When zend_parse_parameters() knew that we expected an integer, it could handle the type checking, but know that we just read a zval, it silently accepts any value. Of course, some manual checks could be added inside mb_substr(), but it would lead to copying the code of zend_parse_arg_impl() that is called by zend_parse_parameters, and that's not admissible. Calling this function would be a solution, but it's not that easy, and a bit dirty.

A clean solution is to change to prototype of mb_substr(). Each PHP function has a prototype that checks the validity of the calls. This check is done before executing the function called.

The current prototype doesn't check anything, everything is left to the future call of zend_parse_parameters.

ZEND_BEGIN_ARG_INFO_EX(arginfo_mb_substr, 0, 0, 2)
    ZEND_ARG_INFO(0, str)
    ZEND_ARG_INFO(0, start)
    ZEND_ARG_INFO(0, length)
    ZEND_ARG_INFO(0, encoding)
ZEND_END_ARG_INFO()

By reading the code where the macro ZEND_ARG_INFO is defined, we see that a macro ZEND_ARG_TYPE_INFO exists.

#define ZEND_ARG_TYPE_INFO(pass_by_ref, name, type_hint, allow_null) ...

With a nice allow_null parameter, just what we need! So the prototype becomes:

ZEND_BEGIN_ARG_INFO_EX(arginfo_mb_substr, 0, 0, 2)
    ZEND_ARG_INFO(0, str)
    ZEND_ARG_INFO(0, start)
    ZEND_ARG_TYPE_INFO(0, length, IS_LONG, 1)
    ZEND_ARG_INFO(0, encoding)
ZEND_END_ARG_INFO()

Now let's compile and test...cornegidouille, ça plante !

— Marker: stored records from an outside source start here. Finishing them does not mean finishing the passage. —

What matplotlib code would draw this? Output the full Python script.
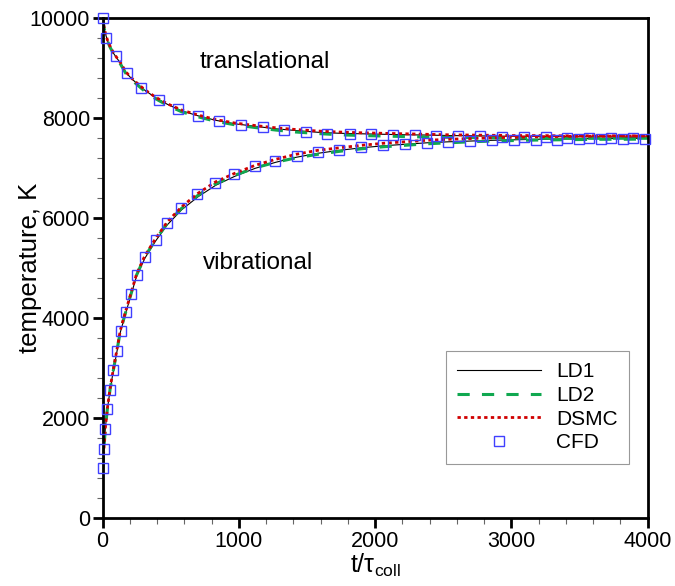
import numpy as np
import matplotlib
matplotlib.use('Agg')
import matplotlib.pyplot as plt
from matplotlib.ticker import MultipleLocator

plt.rcParams['font.family'] = ['Liberation Sans', 'DejaVu Sans']
plt.rcParams['mathtext.fontset'] = 'custom'
plt.rcParams['mathtext.rm'] = 'Liberation Sans'
plt.rcParams['mathtext.it'] = 'Liberation Sans'

# ── Data ─────────────────────────────────────────────────────────────────────
# common time grid for the simulation curves (t / tau_coll)
t_line = [0, 10, 20, 35, 55, 80, 105, 130, 170, 210, 250, 310, 390, 475, 580,
          700, 830, 970, 1120, 1270, 1420, 1580, 1740, 1900, 2060, 2220, 2380,
          2540, 2700, 2860, 3020, 3180, 3340, 3500, 3660, 3820, 4000]

# translational temperature, K
ld1_trans  = [10000, 9830, 9700, 9560, 9430, 9300, 9200, 9110, 8920, 8800, 8700,
              8560, 8410, 8280, 8150, 8050, 7960, 7890, 7840, 7790, 7755, 7720,
              7700, 7690, 7680, 7670, 7665, 7655, 7650, 7645, 7640, 7640, 7635,
              7630, 7630, 7625, 7625]
ld2_trans  = [10000, 9820, 9690, 9550, 9420, 9290, 9190, 9090, 8900, 8780, 8680,
              8540, 8390, 8260, 8130, 8030, 7940, 7870, 7815, 7765, 7725, 7695,
              7670, 7655, 7645, 7635, 7625, 7620, 7615, 7610, 7605, 7600, 7600,
              7600, 7600, 7600, 7600]
dsmc_trans = [10000, 9840, 9710, 9570, 9440, 9310, 9210, 9120, 8930, 8810, 8710,
              8570, 8420, 8290, 8165, 8065, 7975, 7905, 7855, 7810, 7775, 7745,
              7725, 7710, 7700, 7690, 7680, 7670, 7665, 7660, 7655, 7655, 7650,
              7650, 7650, 7650, 7650]

# vibrational temperature, K
ld1_vib  = [1000, 1400, 1800, 2180, 2570, 2970, 3330, 3720, 4110, 4480, 4850,
            5200, 5550, 5870, 6170, 6430, 6660, 6840, 7000, 7120, 7220, 7300,
            7360, 7410, 7450, 7480, 7510, 7530, 7545, 7560, 7570, 7580, 7585,
            7590, 7595, 7600, 7600]
ld2_vib  = [1000, 1400, 1800, 2190, 2580, 2980, 3350, 3740, 4130, 4500, 4870,
            5230, 5580, 5900, 6200, 6460, 6690, 6860, 7010, 7120, 7210, 7280,
            7340, 7390, 7430, 7460, 7490, 7510, 7530, 7545, 7555, 7565, 7570,
            7575, 7580, 7580, 7585]
dsmc_vib = [1000, 1400, 1800, 2200, 2600, 3000, 3370, 3760, 4150, 4520, 4890,
            5250, 5600, 5930, 6230, 6500, 6730, 6900, 7060, 7180, 7280, 7360,
            7410, 7460, 7500, 7530, 7560, 7580, 7595, 7610, 7620, 7630, 7635,
            7640, 7640, 7645, 7645]

# CFD markers
cfd_t_trans = [0, 27, 95, 176, 284, 411, 550, 700, 856, 1013, 1174, 1330, 1490,
               1649, 1813, 1970, 2131, 2290, 2449, 2611, 2772, 2931, 3092, 3252,
               3411, 3572, 3734, 3892]
cfd_T_trans = [10000, 9600, 9250, 8900, 8610, 8370, 8180, 8050, 7950, 7870, 7820,
               7775, 7735, 7695, 7690, 7680, 7667, 7667, 7640, 7640, 7640, 7627,
               7627, 7627, 7613, 7613, 7613, 7613]
cfd_t_vib = [2, 9, 19, 34, 54, 78, 103, 132, 169, 210, 252, 313, 389, 475, 578,
             695, 827, 966, 1116, 1268, 1424, 1580, 1737, 1896, 2057, 2218, 2378,
             2537, 2698, 2857, 3017, 3178, 3337, 3496, 3657, 3816, 3978]
cfd_T_vib = [1000, 1390, 1790, 2180, 2570, 2970, 3350, 3740, 4120, 4490, 4870,
             5230, 5570, 5910, 6210, 6480, 6710, 6890, 7050, 7150, 7250, 7330,
             7375, 7430, 7460, 7490, 7510, 7535, 7540, 7560, 7560, 7565, 7575,
             7580, 7580, 7590, 7590]

# ── Plot ─────────────────────────────────────────────────────────────────────
fig = plt.figure(figsize=(6.75, 5.86), dpi=100)
ax = fig.add_axes([0.152, 0.1155, 0.8076, 0.8533])

green = '#10a850'
red = '#d00000'
blue = '#4040ff'

for T, lab in [(ld1_trans, 'LD1'), (ld1_vib, None)]:
    ax.plot(t_line, T, color='black', lw=0.8, label=lab)
for T, lab in [(ld2_trans, 'LD2'), (ld2_vib, None)]:
    ax.plot(t_line, T, color=green, lw=2.2, ls=(0, (4, 4)), label=lab)
for T, lab in [(dsmc_trans, 'DSMC'), (dsmc_vib, None)]:
    ax.plot(t_line, T, color=red, lw=2.0, ls=(0, (1.2, 1.2)), label=lab)
ax.plot(cfd_t_trans, cfd_T_trans, ls='none', marker='s', ms=6.5, mfc='none',
        mec=blue, mew=1.0, label='CFD', clip_on=False, zorder=4)
ax.plot(cfd_t_vib, cfd_T_vib, ls='none', marker='s', ms=6.5, mfc='none',
        mec=blue, mew=1.0, clip_on=False, zorder=4)

ax.set_xlim(0, 4000)
ax.set_ylim(0, 10000)
ax.xaxis.set_major_locator(MultipleLocator(1000))
ax.xaxis.set_minor_locator(MultipleLocator(200))
ax.yaxis.set_major_locator(MultipleLocator(2000))
ax.yaxis.set_minor_locator(MultipleLocator(400))
ax.tick_params(which='major', direction='out', length=7, width=2,
               labelsize=15.5, pad=2)
ax.tick_params(which='minor', direction='out', length=4, width=0.8,
               color='#666666')
for s in ax.spines.values():
    s.set_linewidth(2)

ax.set_xlabel(r'$\mathregular{t/\tau_{coll}}$', fontsize=18)
ax.set_ylabel('temperature, K', fontsize=18.5)
ax.xaxis.set_label_coords(0.5, -0.066)
ax.yaxis.set_label_coords(-0.112, 0.5)

ax.text(1190, 9126, 'translational', fontsize=17.5, ha='center', va='center')
ax.text(1140, 5106, 'vibrational', fontsize=17.5, ha='center', va='center')

leg = ax.legend(loc='upper right', bbox_to_anchor=(0.9663, 0.3346),
                borderaxespad=0, fontsize=15, handlelength=4.0,
                handletextpad=0.75, labelspacing=0.22, fancybox=False,
                framealpha=1, edgecolor='#999999', borderpad=0.55)
leg.get_frame().set_linewidth(0.8)

fig.savefig('out.png', dpi=100)
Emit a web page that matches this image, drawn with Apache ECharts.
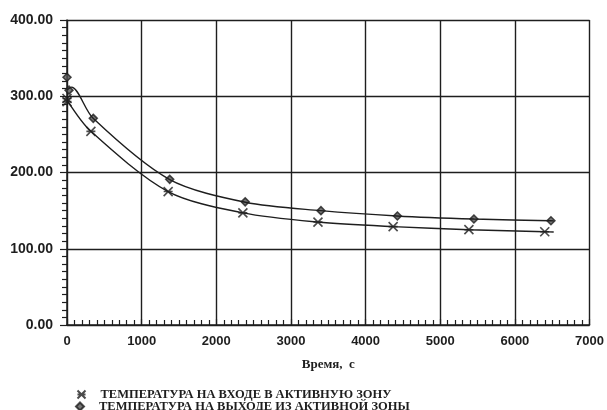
<!DOCTYPE html>
<html>
<head>
<meta charset="utf-8">
<script src="https://cdn.jsdelivr.net/npm/echarts@6/dist/echarts.min.js"></script>
<style>html,body{margin:0;padding:0;background:#fff;}#c{width:607px;height:410px;}</style>
</head>
<body>
<div id="c"></div>
<script>
// Inlet temperature (time s, temperature)
const inletCurve = [[0,295],[320,254],[1355,175],[2360,147],[3360,135],[4370,129],[5385,125],[6400,122.3],[6520,122]];
const inletMarks = [[0,293],[0,297],[320,254],[1355,175],[2356,147],[3362,135],[4369,129],[5384,125],[6400,122.3]];
// Outlet temperature
const outletCurve = [[0,308],[60,312],[350,271],[1370,191],[2390,161],[3400,150],[4420,143],[5450,139],[6480,136.7],[6520,136.5]];
const outletMarks = [[0,325],[27,308],[352,271],[1376,191],[2387,161.5],[3402,150],[4426,143],[5451,139],[6483,136.7]];
const inletName = 'ТЕМПЕРАТУРА НА ВХОДЕ В АКТИВНУЮ ЗОНУ';
const outletName = 'ТЕМПЕРАТУРА НА ВЫХОДЕ ИЗ АКТИВНОЙ ЗОНЫ';
const xTitle = 'Время,  с';

const ink = '#1e1e1e';
const starPath = 'path://M0,0L10,10M10,0L0,10M0,5L10,5';
const diamondPath = 'path://M5,0L10,5L5,10L0,5Z';
const legendText = {color: ink, fontFamily: 'Liberation Serif', fontSize: 12.5, fontWeight: 'bold', lineHeight: 12};
const chart = echarts.init(document.getElementById('c'));
chart.setOption({
  animation: false,
  backgroundColor: '#ffffff',
  grid: {left: 67, right: 16, top: 20, bottom: 85},
  xAxis: {
    type: 'value', min: 0, max: 7000, interval: 1000,
    name: xTitle, nameLocation: 'middle', nameGap: 33,
    nameTextStyle: {color: ink, fontFamily: 'Liberation Serif', fontWeight: 'bold', fontSize: 13},
    axisLine: {lineStyle: {color: ink, width: 1.5}},
    axisTick: {show: true, inside: true, length: 6, lineStyle: {color: ink, width: 1.2}},
    minorTick: {show: true, splitNumber: 10, length: 5, lineStyle: {color: ink, width: 1.2}},
    axisLabel: {color: ink, fontFamily: 'Liberation Sans', fontWeight: 'bold', fontSize: 13, margin: 10,
      formatter: v => String(v)},
    splitLine: {show: true, lineStyle: {color: ink, width: 1.4}}
  },
  yAxis: {
    type: 'value', min: 0, max: 400, interval: 100,
    axisLine: {show: true, lineStyle: {color: ink, width: 1.5}},
    axisTick: {show: true, inside: false, length: 7, lineStyle: {color: ink, width: 1.2}},
    minorTick: {show: true, splitNumber: 10, length: 5, lineStyle: {color: ink, width: 1.2}},
    axisLabel: {color: ink, fontFamily: 'Liberation Sans', fontWeight: 'bold', fontSize: 14, margin: 14,
      formatter: v => v.toFixed(2)},
    splitLine: {show: true, lineStyle: {color: ink, width: 1.4}}
  },
  legend: [
    {left: 70, top: 383, itemWidth: 28, itemHeight: 8, itemGap: 0,
     data: [{name: inletName, icon: starPath}], textStyle: legendText, inactiveColor: ink},
    {left: 70, top: 395, itemWidth: 28, itemHeight: 8, itemGap: 0,
     data: [{name: outletName, icon: diamondPath}], textStyle: legendText, inactiveColor: ink}
  ],
  series: [
    {type: 'line', data: inletCurve, smooth: 0.3, showSymbol: false, silent: true,
     lineStyle: {color: ink, width: 1.4}},
    {type: 'line', data: outletCurve, smooth: 0.3, showSymbol: false, silent: true,
     lineStyle: {color: ink, width: 1.4}},
    {type: 'scatter', name: inletName, data: inletMarks, symbol: starPath, symbolSize: 9,
     itemStyle: {color: 'none', borderColor: ink, borderWidth: 1.6}},
    {type: 'scatter', name: outletName, data: outletMarks, symbol: diamondPath, symbolSize: 8,
     itemStyle: {color: '#555', borderColor: ink, borderWidth: 1.5}}
  ]
});
</script>
</body>
</html>
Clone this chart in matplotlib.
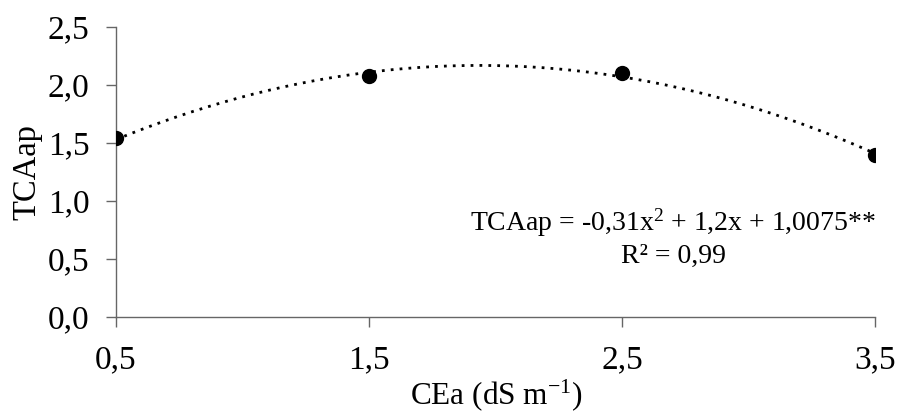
import numpy as np
import matplotlib
matplotlib.use('Agg')
import matplotlib.pyplot as plt

# dados
cea = [0.5, 1.5, 2.5, 3.5]
tcaap = [1.54, 2.08, 2.10, 1.40]
coef = [-0.31, 1.2, 1.0075]  # ajuste quadratico mostrado no grafico
xticks = [0.5, 1.5, 2.5, 3.5]
xtick_labels = ['0,5', '1,5', '2,5', '3,5']
yticks = [0.0, 0.5, 1.0, 1.5, 2.0, 2.5]
ytick_labels = ['0,0', '0,5', '1,0', '1,5', '2,0', '2,5']

plt.rcParams['font.family'] = ['Liberation Serif', 'DejaVu Serif']
plt.rcParams['mathtext.fontset'] = 'custom'
plt.rcParams['mathtext.rm'] = 'Liberation Serif'
plt.rcParams['mathtext.it'] = 'Liberation Serif:italic'

fig = plt.figure(figsize=(8.97, 4.12), dpi=100)
ax = fig.add_axes([116/897, 1 - 317/412, (875-116)/897, (317-27)/412])

xs = np.linspace(cea[0], cea[-1], 200)
ax.plot(xs, np.polyval(coef, xs), color='black', linestyle=(0, (1, 2.2)), linewidth=2)
ax.plot(cea, tcaap, 'o', color='black', markersize=10, zorder=3)

ax.set_xlim(0.5, 3.5)
ax.set_ylim(0, 2.5)
ax.set_xticks(xticks)
ax.set_xticklabels(xtick_labels)
ax.set_yticks(yticks)
ax.set_yticklabels(ytick_labels)
ax.tick_params(labelsize=24, length=7, width=1, color='#666666')
ax.tick_params(axis='y', pad=12)
ax.tick_params(axis='x', pad=13)
for s in ['top', 'right']:
    ax.spines[s].set_visible(False)
for s in ['left', 'bottom']:
    ax.spines[s].set_color('#666666')
    ax.spines[s].set_linewidth(1)

# rotulo do eixo x posicionado a mao para nao cortar na borda
fig.text(496/897, 1 - 395/412, 'CEa (dS m$^{\\mathregular{-1}}$)', ha='center', va='center', fontsize=22.5)
ax.set_ylabel('TCAap', fontsize=23.5, labelpad=4)

ax.text(673/897, 1 - 223/412, 'TCAap = -0,31x$^{2}$ + 1,2x + 1,0075**', transform=fig.transFigure,
        ha='center', va='center', fontsize=20)
ax.text(673/897, 1 - 256/412, 'R² = 0,99', transform=fig.transFigure,
        ha='center', va='center', fontsize=20)

fig.savefig('out.png', dpi=100)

% ./sapi/cli/php -r 'echo mb_substr("foobar", 3, "3 ") . "\n";'

Fatal error: Unknown typehint in Command line code on line 1

Tracing back what this ZEND_ARG_TYPE_INFO does, I found this code, inside a function called zend_verify_arg_type:

switch(cur_arg_info->type_hint) {
    case IS_ARRAY:
        // ...
        break;
    case IS_CALLABLE:
        // ...
        break;
    default:
        zend_error(E_ERROR, "Unknown typehint");
}

So the only types that can be checked are "array" and "callback". I guess there wasn't a need for more, since checking the "integer" type was done outside the prototype. In fact, this macro ZEND_ARG_TYPE_INFO is never used anywhere in the code!

Let's add the IS_LONG type to this switch:

    case IS_LONG:
        if (!arg) {
            return zend_verify_arg_error(E_RECOVERABLE_ERROR, zf, arg_num, "be of the type long", "", "none", "" TSRMLS_CC);
        }

        if (Z_TYPE_P(arg) != IS_LONG && (Z_TYPE_P(arg) != IS_NULL || !cur_arg_info->allow_null)
                && (Z_TYPE_P(arg) != IS_STRING || is_numeric_string(Z_STRVAL_P(arg), Z_STRLEN_P(arg), NULL, NULL, 0)) == 0) {
            return zend_verify_arg_error(E_RECOVERABLE_ERROR, zf, arg_num, "be of the type long", "", zend_zval_type_name(arg), "" TSRMLS_CC);
        }
        break;

Compile, test... OK!

The side effect

The new function mb_substr() behaves differently:

% php -r 'echo mb_substr("foobar", 3, "3 ") . "\n";'
PHP Notice:  A non well formed numeric value encountered in Command line code on line 1
PHP Stack trace:
PHP   1. {main}() Command line code:0
PHP   2. mb_substr('foobar', 3, '3 ') Command line code:1
bar
% ./sapi/cli/php -r 'echo mb_substr("foobar", 3, "3 ") . "\n";'

Catchable fatal error: Argument 3 passed to mb_substr() must be of the type long, string given in Command line code on line 1

It is more strict than his ancestor, and throws a fatal error when the third parameter is wrong. Is that a bad thing ? I don't think so. Sure, it breaks backward compatibility, but I can't imagine a single case where using a non-numeric string as the length parameter wouldn't be a bug. IMHO, this patch only breaks code that is already broken.

Propagating the fix

Once the work is finished in the bug branch, it must be merged into the main branch.

% git checkout PHP-5.4
M   .gitignore
Switched to branch 'PHP-5.4'
% git merge bug_40531
Updating 260e777..027284f
Fast-forward
 Zend/zend_execute.c                                |   11 +++++++++++
 ext/mbstring/mbstring.c                            |   18 ++++++++++++------
 .../tests/mb_str_functions_opt-parameter.phpt      |    2 --
 3 files changed, 23 insertions(+), 8 deletions(-)
% git branch -d bug_40531
Deleted branch bug_40531 (was 027284f).
% git push

Now I use the web interface of Github to send a pull request upstream, so that this fix gets incorporated into the next PHP releases.

Conclusion

My first contact with the source code of PHP was a real promenade. Knowing the internals of the variable and functions feels good, and in the future I won't hesitate to read the code when the documentation page of a function isn't clear or exhaustive.

There are still a few points that could be enhanced for newcomers like me:

  • The documentation on PHP's internals (php.net's PHP at the Core is far from being complete.
  • The unit tests fail too often.

Yet this travel into PHP's source code was a pleasant experience.